Aim of the exercise: Your task is to retype, word for word, the lines from the start of the data through the line holding "const notes = ['PLT(X)', 'Thickness". Do not include the pictures.
----
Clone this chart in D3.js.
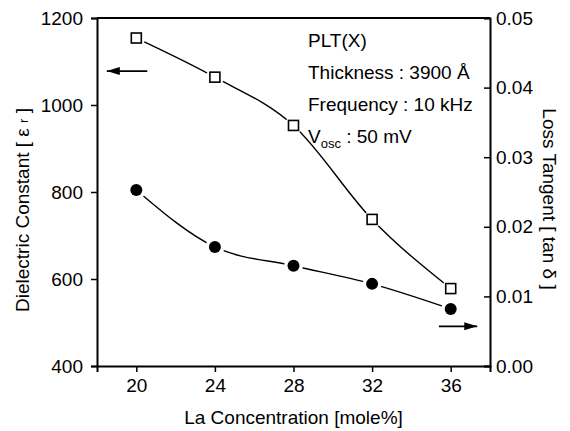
<!DOCTYPE html>
<html>
<head>
<meta charset="utf-8">
<script src="https://cdn.jsdelivr.net/npm/d3@7"></script>
<style>
  body { margin: 0; background: #fff; }
  svg { font-family: "Liberation Sans", Arial, sans-serif; }
</style>
</head>
<body>
<div id="chart"></div>
<script>
// Data
const concentration = [20, 24, 28, 32, 36];
const dielectric = [1154, 1064, 953, 737, 578];
const lossTangent = [0.0253, 0.0171, 0.0144, 0.0118, 0.0082];
const xTicks = [20, 24, 28, 32, 36];
const leftTicks = [400, 600, 800, 1000, 1200];
const rightTicks = [0, 0.01, 0.02, 0.03, 0.04, 0.05];
const notes = ['PLT(X)', 'Thickness : 3900 Å', 'Frequency : 10 kHz'];

const W = 570, H = 431;
const M = { top: 18, right: 80, bottom: 65, left: 97 };
const FS = 19;

const svg = d3.select('#chart').append('svg')
    .attr('width', W)
    .attr('height', H);

const x = d3.scaleLinear().domain([18, 38]).range([M.left, W - M.right]);
const yL = d3.scaleLinear().domain([400, 1200]).range([H - M.bottom, M.top]);
const yR = d3.scaleLinear().domain([0, 0.05]).range([H - M.bottom, M.top]);

// Axes
const gx = svg.append('g')
    .attr('transform', `translate(0,${H - M.bottom})`)
    .call(d3.axisBottom(x).tickValues(xTicks).tickSize(6).tickPadding(7));
const gl = svg.append('g')
    .attr('transform', `translate(${M.left},0)`)
    .call(d3.axisLeft(yL).tickValues(leftTicks).tickFormat(d3.format('d')).tickSize(6).tickPadding(8));
const gr = svg.append('g')
    .attr('transform', `translate(${W - M.right},0)`)
    .call(d3.axisRight(yR).tickValues(rightTicks).tickFormat(d3.format('.2f')).tickSize(-6).tickPadding(6));

[gx, gl, gr].forEach(g => {
    g.select('.domain').attr('stroke-width', 2).attr('stroke', '#000');
    g.selectAll('.tick line').attr('stroke-width', 1.5);
    g.selectAll('.tick text').attr('font-size', FS).attr('fill', '#000')
        .attr('font-family', '"Liberation Sans", Arial, sans-serif');
});
gr.selectAll('.tick text').attr('x', 6);

// top frame
svg.append('line')
    .attr('x1', M.left).attr('x2', W - M.right)
    .attr('y1', M.top).attr('y2', M.top)
    .attr('stroke', '#000').attr('stroke-width', 2);

// Axis titles
svg.append('text')
    .attr('x', (x(18) + x(38)) / 2)
    .attr('y', 424)
    .attr('text-anchor', 'middle')
    .attr('font-size', FS)
    .text('La Concentration [mole%]');

const lt = svg.append('text')
    .attr('transform', `translate(29,${(M.top + H - M.bottom) / 2 + 18}) rotate(-90)`)
    .attr('text-anchor', 'middle')
    .attr('font-size', FS);
lt.append('tspan').text('Dielectric Constant [ ε ');
lt.append('tspan').attr('font-size', 13).attr('dy', -1).text('r');
lt.append('tspan').attr('dy', 1).text(' ]');

svg.append('text')
    .attr('transform', `translate(543,${(M.top + H - M.bottom) / 2 + 7}) rotate(90)`)
    .attr('text-anchor', 'middle')
    .attr('font-size', FS)
    .text('Loss Tangent [ tan δ ]');

// Curves
const lineL = d3.line().x((d, i) => x(concentration[i])).y(d => yL(d)).curve(d3.curveMonotoneX);
const lineR = d3.line().x((d, i) => x(concentration[i])).y(d => yR(d)).curve(d3.curveMonotoneX);

svg.append('path').datum(dielectric).attr('d', lineL)
    .attr('fill', 'none').attr('stroke', '#000').attr('stroke-width', 1.4);
svg.append('path').datum(lossTangent).attr('d', lineR)
    .attr('fill', 'none').attr('stroke', '#000').attr('stroke-width', 1.4);

// white halos so lines stop short of markers
svg.selectAll('.haloL').data(dielectric).enter().append('circle')
    .attr('cx', (d, i) => x(concentration[i])).attr('cy', d => yL(d))
    .attr('r', 9).attr('fill', '#fff');
svg.selectAll('.haloR').data(lossTangent).enter().append('circle')
    .attr('cx', (d, i) => x(concentration[i])).attr('cy', d => yR(d))
    .attr('r', 9.5).attr('fill', '#fff');

svg.selectAll('.sq').data(dielectric).enter().append('rect')
    .attr('x', (d, i) => x(concentration[i]) - 5)
    .attr('y', d => yL(d) - 5)
    .attr('width', 10).attr('height', 10)
    .attr('fill', '#fff').attr('stroke', '#000').attr('stroke-width', 1.6);

svg.selectAll('.dot').data(lossTangent).enter().append('circle')
    .attr('cx', (d, i) => x(concentration[i]))
    .attr('cy', d => yR(d))
    .attr('r', 6).attr('fill', '#000');

// Arrows showing which axis each curve belongs to
function arrow(x1, y1, x2, y2) {
    svg.append('line')
        .attr('x1', x1).attr('y1', y1).attr('x2', x2).attr('y2', y2)
        .attr('stroke', '#000').attr('stroke-width', 1.8);
    const dir = Math.sign(x2 - x1);
    svg.append('path')
        .attr('d', `M${x2},${y2} L${x2 - dir * 13},${y2 - 4} L${x2 - dir * 13},${y2 + 4} Z`)
        .attr('fill', '#000');
}
arrow(x(20.56), yL(1078), x(18.5), yL(1078));
arrow(x(35.4), yR(0.0057), x(37.35), yR(0.0057));

// Annotation text
const note = svg.append('g').attr('font-size', FS);
notes.forEach((t, i) => {
    note.append('text').attr('x', 308).attr('y', 47 + i * 32).text(t);
});
const v = note.append('text').attr('x', 308).attr('y', 143);
v.append('tspan').text('V');
v.append('tspan').attr('font-size', 13).attr('dy', 5).text('osc');
v.append('tspan').attr('dy', -5).text(' : 50 mV');
</script>
</body>
</html>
----
Answer below:
Clone this chart in D3.js.
<!DOCTYPE html>
<html>
<head>
<meta charset="utf-8">
<script src="https://cdn.jsdelivr.net/npm/d3@7"></script>
<style>
  body { margin: 0; background: #fff; }
  svg { font-family: "Liberation Sans", Arial, sans-serif; }
</style>
</head>
<body>
<div id="chart"></div>
<script>
// Data
const concentration = [20, 24, 28, 32, 36];
const dielectric = [1154, 1064, 953, 737, 578];
const lossTangent = [0.0253, 0.0171, 0.0144, 0.0118, 0.0082];
const xTicks = [20, 24, 28, 32, 36];
const leftTicks = [400, 600, 800, 1000, 1200];
const rightTicks = [0, 0.01, 0.02, 0.03, 0.04, 0.05];
const notes = ['PLT(X)', 'Thickness : 3900 Å', 'Frequency : 10 kHz'];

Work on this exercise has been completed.